> [Given instruction]: Retype the opening lines of the data exactly, stopping after the line that contains "['Consumption', 'Earn35', '25-34', '35-44', '45-54', '55-65'];". Skip every picture.

> [Dataset excerpt]:
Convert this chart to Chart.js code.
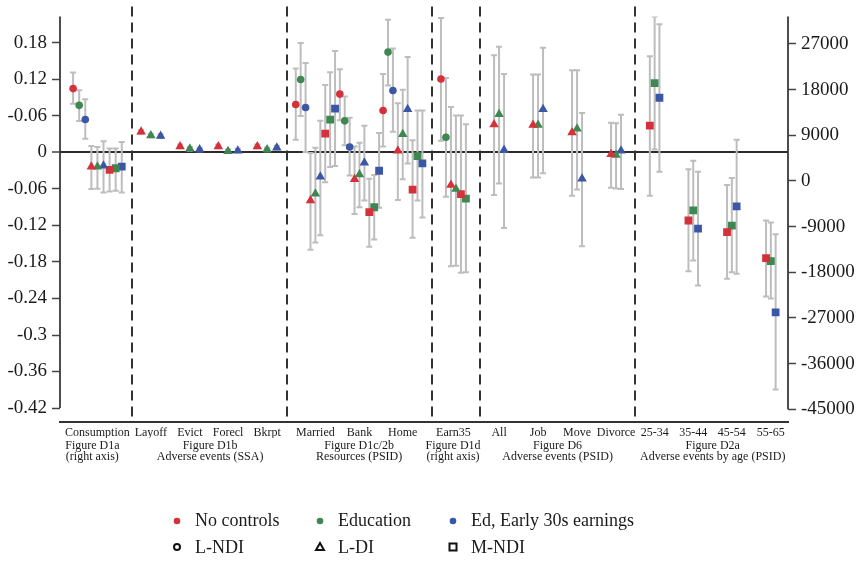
<!DOCTYPE html>
<html>
<head>
<meta charset="utf-8">
<title>Adverse events and resources</title>
<script src="https://cdn.jsdelivr.net/npm/chart.js@4.4.1/dist/chart.umd.min.js"></script>
<style>
    html, body { margin: 0; padding: 0; background: #fff; }
    #wrap { width: 861px; height: 563px; position: relative; }
</style>
</head>
<body>
<div id="wrap"><canvas id="chart"></canvas></div>
<script>
// categories on the x axis
const categories = ['Consumption', 'Layoff', 'Evict', 'Forecl', 'Bkrpt', 'Married', 'Bank', 'Home', 'Earn35',
    'All', 'Job', 'Move', 'Divorce', '25-34', '35-44', '45-54', '55-65'];
// these are read on the right (dollar) axis
const rightAxisCats = ['Consumption', 'Earn35', '25-34', '35-44', '45-54', '55-65'];

// category centres on the x scale and the gap between markers inside one category
const catPos = [0.96, 2.33, 3.33, 4.31, 5.31, 6.55, 7.68, 8.79, 10.09, 11.26, 12.26, 13.26, 14.26, 15.25, 16.24, 17.23, 18.23];
const catSpread = [0.156, 0.25, 0.25, 0.25, 0.25, 0.126, 0.126, 0.126, 0.128, 0.128, 0.128, 0.128, 0.128, 0.123, 0.123, 0.123, 0.123];

// group captions under the categories
const groupPos = [0.83, 3.85, 7.67, 10.08, 12.76, 16.74];
const groupLabels = [
    ['Figure D1a', '(right axis)'],
    ['Figure D1b', 'Adverse events (SSA)'],
    ['Figure D1c/2b', 'Resources (PSID)'],
    ['Figure D1d', '(right axis)'],
    ['Figure D6', 'Adverse events (PSID)'],
    ['Figure D2a', 'Adverse events by age (PSID)']
];
// dashed separators between the groups
const separators = [1.846, 5.82, 9.54, 10.77, 14.74];

// axis ticks
const leftTicks = [-0.42, -0.36, -0.3, -0.24, -0.18, -0.12, -0.06, 0, 0.06, 0.12, 0.18];
const leftTickLabels = ['-0.42', '-0.36', '-0.3', '-0.24', '-0.18', '-0.12', '-0.06', '0', '-0.06', '0.12', '0.18'];
const rightTicks = [-45000, -36000, -27000, -18000, -9000, 0, 9000, 18000, 27000];

// L-NDI (circles)
const lndi_none    = [18200, null, null, null, null, 0.079, 0.096, 0.069, 20100, null, null, null, null, null, null, null, null];
const lndi_none_lo = [15200, null, null, null, null, 0.021, 0.053, 0.010, 7900, null, null, null, null, null, null, null, null];
const lndi_none_hi = [21400, null, null, null, null, 0.138, 0.137, 0.129, 32100, null, null, null, null, null, null, null, null];
const lndi_educ    = [14900, null, null, null, null, 0.120, 0.052, 0.165, 8600, null, null, null, null, null, null, null, null];
const lndi_educ_lo = [11800, null, null, null, null, 0.060, 0.012, 0.110, -3100, null, null, null, null, null, null, null, null];
const lndi_educ_hi = [17900, null, null, null, null, 0.180, 0.092, 0.218, 20300, null, null, null, null, null, null, null, null];
const lndi_earn    = [12100, null, null, null, null, 0.074, 0.009, 0.102, null, null, null, null, null, null, null, null, null];
const lndi_earn_lo = [8300, null, null, null, null, 0.001, -0.038, 0.034, null, null, null, null, null, null, null, null, null];
const lndi_earn_hi = [16100, null, null, null, null, 0.147, 0.057, 0.171, null, null, null, null, null, null, null, null, null];

// L-DI (triangles)
const ldi_none    = [2800, 0.034, 0.010, 0.010, 0.010, -0.079, -0.044, 0.003, -800, 0.046, 0.045, 0.033, -0.003, null, null, null, null];
const ldi_none_lo = [-1600, 0.031, 0.007, 0.007, 0.007, -0.160, -0.101, -0.078, -16800, -0.070, -0.041, -0.071, -0.058, null, null, null, null];
const ldi_none_hi = [6900, 0.037, 0.013, 0.013, 0.013, -0.001, 0.010, 0.081, 14600, 0.160, 0.128, 0.135, 0.049, null, null, null, null];
const ldi_educ    = [2800, 0.028, 0.006, 0.002, 0.005, -0.068, -0.036, 0.030, -1600, 0.063, 0.045, 0.039, -0.004, null, null, null, null];
const ldi_educ_lo = [-1550, 0.025, 0.003, -0.001, 0.002, -0.148, -0.090, -0.044, -16700, -0.051, -0.041, -0.061, -0.059, null, null, null, null];
const ldi_educ_hi = [6700, 0.031, 0.009, 0.005, 0.008, 0.008, 0.016, 0.103, 12900, 0.174, 0.128, 0.135, 0.048, null, null, null, null];
const ldi_earn    = [3000, 0.027, 0.005, 0.003, 0.008, -0.040, -0.017, 0.071, null, 0.004, 0.071, -0.043, 0.003, null, null, null, null];
const ldi_earn_lo = [-2300, 0.024, 0.002, 0.000, 0.005, -0.136, -0.079, -0.018, null, -0.124, -0.034, -0.154, -0.060, null, null, null, null];
const ldi_earn_hi = [7800, 0.030, 0.008, 0.006, 0.011, 0.052, 0.044, 0.157, null, 0.129, 0.172, 0.065, 0.062, null, null, null, null];

// M-NDI (squares)
const mndi_none    = [2200, null, null, null, null, 0.031, -0.098, -0.061, -2600, null, null, null, null, 10900, -7800, -10100, -15200];
const mndi_none_lo = [-2100, null, null, null, null, -0.049, -0.155, -0.140, -18100, null, null, null, null, -2900, -17800, -19300, -22800];
const mndi_none_hi = [6400, null, null, null, null, 0.111, -0.043, 0.020, 12900, null, null, null, null, 24600, 2300, -800, -7800];
const mndi_educ    = [2500, null, null, null, null, 0.054, -0.090, -0.006, -3500, null, null, null, null, 19300, -5800, -8800, -15800];
const mndi_educ_lo = [-1950, null, null, null, null, -0.024, -0.143, -0.079, -18000, null, null, null, null, 6200, -15700, -18000, -23200];
const mndi_educ_hi = [6400, null, null, null, null, 0.132, -0.037, 0.069, 11200, null, null, null, null, 32400, 4000, 600, -8200];
const mndi_earn    = [2800, null, null, null, null, 0.072, -0.030, -0.018, null, null, null, null, null, 16400, -9400, -5000, -25900];
const mndi_earn_lo = [-2300, null, null, null, null, -0.022, -0.091, -0.107, null, null, null, null, null, 1800, -20600, -18300, -41100];
const mndi_earn_hi = [7700, null, null, null, null, 0.167, 0.032, 0.069, null, null, null, null, null, 30900, 1800, 8100, -10500];

// legend
const controlLabels = ['No controls', 'Education', 'Ed, Early 30s earnings'];
const modelLabels = ['L-NDI', 'L-DI', 'M-NDI'];

const SERIF = "'Liberation Serif', 'DejaVu Serif', serif";
const TEXT = '#1a1a1a';
const COLORS = ['#d4313a', '#3e8751', '#3c56a6'];
const SHAPES = ['circle', 'triangle', 'rect'];
const RADIUS = { circle: 3.8, triangle: 5.5, rect: 5.5 };

const series = [
    { est: lndi_none, lo: lndi_none_lo, hi: lndi_none_hi, color: COLORS[0], shape: 'circle' },
    { est: lndi_educ, lo: lndi_educ_lo, hi: lndi_educ_hi, color: COLORS[1], shape: 'circle' },
    { est: lndi_earn, lo: lndi_earn_lo, hi: lndi_earn_hi, color: COLORS[2], shape: 'circle' },
    { est: ldi_none, lo: ldi_none_lo, hi: ldi_none_hi, color: COLORS[0], shape: 'triangle' },
    { est: ldi_educ, lo: ldi_educ_lo, hi: ldi_educ_hi, color: COLORS[1], shape: 'triangle' },
    { est: ldi_earn, lo: ldi_earn_lo, hi: ldi_earn_hi, color: COLORS[2], shape: 'triangle' },
    { est: mndi_none, lo: mndi_none_lo, hi: mndi_none_hi, color: COLORS[0], shape: 'rect' },
    { est: mndi_educ, lo: mndi_educ_lo, hi: mndi_educ_hi, color: COLORS[1], shape: 'rect' },
    { est: mndi_earn, lo: mndi_earn_lo, hi: mndi_earn_hi, color: COLORS[2], shape: 'rect' }
];

// spread the markers of one category side by side, left or right axis per category
function buildDatasets() {
    const pts = series.map(() => ({ left: [], right: [] }));
    categories.forEach((cat, i) => {
        const present = [];
        series.forEach((s, k) => { if (s.est[i] !== null) present.push(k); });
        present.forEach((k, rank) => {
            const s = series[k];
            const x = catPos[i] + (rank - (present.length - 1) / 2) * catSpread[i];
            const side = rightAxisCats.includes(cat) ? 'right' : 'left';
            pts[k][side].push({ x: x, y: s.est[i], lo: s.lo[i], hi: s.hi[i] });
        });
    });

    const datasets = [];
    series.forEach((s, k) => {
        ['left', 'right'].forEach(side => {
            if (!pts[k][side].length) return;
            datasets.push({
                type: 'scatter',
                data: pts[k][side],
                yAxisID: side === 'left' ? 'y' : 'y2',
                pointStyle: s.shape,
                pointRadius: RADIUS[s.shape],
                pointHoverRadius: RADIUS[s.shape],
                backgroundColor: s.color,
                borderColor: s.color,
                borderWidth: 0,
                showLine: false
            });
        });
    });
    return datasets;
}

// axis lines, dashed separators and the confidence intervals
const framePlugin = {
    id: 'frame',
    beforeDatasetsDraw(chart) {
        const ctx = chart.ctx;
        const area = chart.chartArea;
        const xs = chart.scales.x;

        ctx.save();
        ctx.strokeStyle = '#333';
        ctx.lineWidth = 2;
        ctx.setLineDash([10, 6]);
        separators.forEach(v => {
            const px = Math.round(xs.getPixelForValue(v));
            ctx.beginPath();
            ctx.moveTo(px, area.top - 10);
            ctx.lineTo(px, area.bottom);
            ctx.stroke();
        });
        ctx.setLineDash([]);

        ctx.strokeStyle = '#3a3a3a';
        ctx.lineWidth = 1.8;
        ctx.beginPath();
        ctx.moveTo(area.left, area.top);
        ctx.lineTo(area.left, chart.scales.y.getPixelForValue(leftTicks[0]));
        ctx.moveTo(area.right, area.top);
        ctx.lineTo(area.right, chart.scales.y2.getPixelForValue(rightTicks[0]));
        ctx.stroke();

        ctx.beginPath();
        ctx.rect(area.left, area.top, area.right - area.left, area.bottom - area.top);
        ctx.clip();
        ctx.strokeStyle = '#bdbdbd';
        ctx.lineWidth = 2;
        chart.data.datasets.forEach(ds => {
            const ys = chart.scales[ds.yAxisID];
            ds.data.forEach(p => {
                const px = xs.getPixelForValue(p.x);
                const top = ys.getPixelForValue(p.hi);
                const bot = ys.getPixelForValue(p.lo);
                ctx.beginPath();
                ctx.moveTo(px, top); ctx.lineTo(px, bot);
                ctx.moveTo(px - 3, top); ctx.lineTo(px + 3, top);
                ctx.moveTo(px - 3, bot); ctx.lineTo(px + 3, bot);
                ctx.stroke();
            });
        });
        ctx.restore();
    }
};

// two-row legend: colours for the controls, hollow shapes for the models
const legendPlugin = {
    id: 'twoRowLegend',
    afterDraw(chart) {
        const ctx = chart.ctx;
        const cols = [177, 320, 453];
        const rows = [521, 548];
        ctx.save();
        ctx.font = '18px ' + SERIF;
        ctx.textBaseline = 'middle';
        ctx.fillStyle = TEXT;

        controlLabels.forEach((label, i) => {
            ctx.fillStyle = COLORS[i];
            ctx.beginPath();
            ctx.arc(cols[i], rows[0], 3.3, 0, Math.PI * 2);
            ctx.fill();
            ctx.fillStyle = TEXT;
            ctx.fillText(label, cols[i] + 18, rows[0]);
        });

        modelLabels.forEach((label, i) => {
            const x = cols[i], y = rows[1] - 1;
            ctx.strokeStyle = '#111';
            ctx.lineWidth = 2;
            ctx.beginPath();
            if (SHAPES[i] === 'circle') {
                ctx.arc(x, y, 3, 0, Math.PI * 2);
            } else if (SHAPES[i] === 'triangle') {
                ctx.moveTo(x, y - 4);
                ctx.lineTo(x + 4, y + 3);
                ctx.lineTo(x - 4, y + 3);
                ctx.closePath();
            } else {
                ctx.rect(x - 3.5, y - 3.5, 7, 7);
            }
            ctx.stroke();
            ctx.fillStyle = TEXT;
            ctx.fillText(label, x + 18, rows[1]);
        });
        ctx.restore();
    }
};

Chart.defaults.font.family = SERIF;
Chart.defaults.color = TEXT;

new Chart(document.getElementById('chart'), {
    type: 'scatter',
    data: { datasets: buildDatasets() },
    options: {
        responsive: true,
        maintainAspectRatio: false,
        animation: false,
        layout: { padding: { top: 15, bottom: 95, left: 0, right: 0 } },
        plugins: {
            legend: { display: false },
            tooltip: { enabled: false }
        },
        scales: {
            x: {
                type: 'linear',
                position: 'bottom',
                weight: 0,
                min: 0,
                max: 18.67,
                grid: { display: false, drawTicks: false },
                border: { display: true, color: '#333', width: 2 },
                afterBuildTicks: s => { s.ticks = catPos.map(v => ({ value: v })); },
                afterFit: s => { s.height = 16; },
                ticks: {
                    autoSkip: false,
                    maxRotation: 0,
                    padding: 5,
                    color: TEXT,
                    font: { family: SERIF, size: 12, lineHeight: 1 },
                    callback: (v, i) => categories[i]
                }
            },
            x2: {
                type: 'linear',
                position: 'bottom',
                weight: 1,
                min: 0,
                max: 18.67,
                grid: { display: false, drawTicks: false },
                border: { display: false },
                afterBuildTicks: s => { s.ticks = groupPos.map(v => ({ value: v })); },
                afterFit: s => { s.height = 30; },
                ticks: {
                    autoSkip: false,
                    maxRotation: 0,
                    padding: 2,
                    color: TEXT,
                    font: { family: SERIF, size: 12, lineHeight: 0.96 },
                    callback: (v, i) => groupLabels[i]
                }
            },
            y: {
                type: 'linear',
                position: 'left',
                min: -0.443,
                max: 0.2237,
                border: { display: false },
                afterBuildTicks: s => { s.ticks = leftTicks.map(v => ({ value: v })); },
                afterFit: s => { s.width = 60; },
                grid: {
                    color: c => (c.tick && c.tick.value === 0) ? '#2b2b2b' : 'rgba(0,0,0,0)',
                    lineWidth: c => (c.tick && c.tick.value === 0) ? 2 : 1,
                    tickColor: '#444',
                    tickLength: 8,
                    tickWidth: 1.5
                },
                ticks: {
                    padding: 5,
                    color: TEXT,
                    font: { family: SERIF, size: 19 },
                    callback: (v, i) => leftTickLabels[i]
                }
            },
            y2: {
                type: 'linear',
                position: 'right',
                min: -47530,
                max: 32440,
                border: { display: false },
                afterBuildTicks: s => { s.ticks = rightTicks.map(v => ({ value: v })); },
                afterFit: s => { s.width = 73; },
                grid: {
                    drawOnChartArea: false,
                    color: '#444',
                    tickColor: '#444',
                    tickLength: 8,
                    tickWidth: 1.5
                },
                ticks: {
                    padding: 5,
                    color: TEXT,
                    font: { family: SERIF, size: 19 },
                    callback: (v, i) => String(rightTicks[i])
                }
            }
        }
    },
    plugins: [framePlugin, legendPlugin]
});
</script>
</body>
</html>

> [Result]:
Convert this chart to Chart.js code.
<!DOCTYPE html>
<html>
<head>
<meta charset="utf-8">
<title>Adverse events and resources</title>
<script src="https://cdn.jsdelivr.net/npm/chart.js@4.4.1/dist/chart.umd.min.js"></script>
<style>
    html, body { margin: 0; padding: 0; background: #fff; }
    #wrap { width: 861px; height: 563px; position: relative; }
</style>
</head>
<body>
<div id="wrap"><canvas id="chart"></canvas></div>
<script>
// categories on the x axis
const categories = ['Consumption', 'Layoff', 'Evict', 'Forecl', 'Bkrpt', 'Married', 'Bank', 'Home', 'Earn35',
    'All', 'Job', 'Move', 'Divorce', '25-34', '35-44', '45-54', '55-65'];
// these are read on the right (dollar) axis
const rightAxisCats = ['Consumption', 'Earn35', '25-34', '35-44', '45-54', '55-65'];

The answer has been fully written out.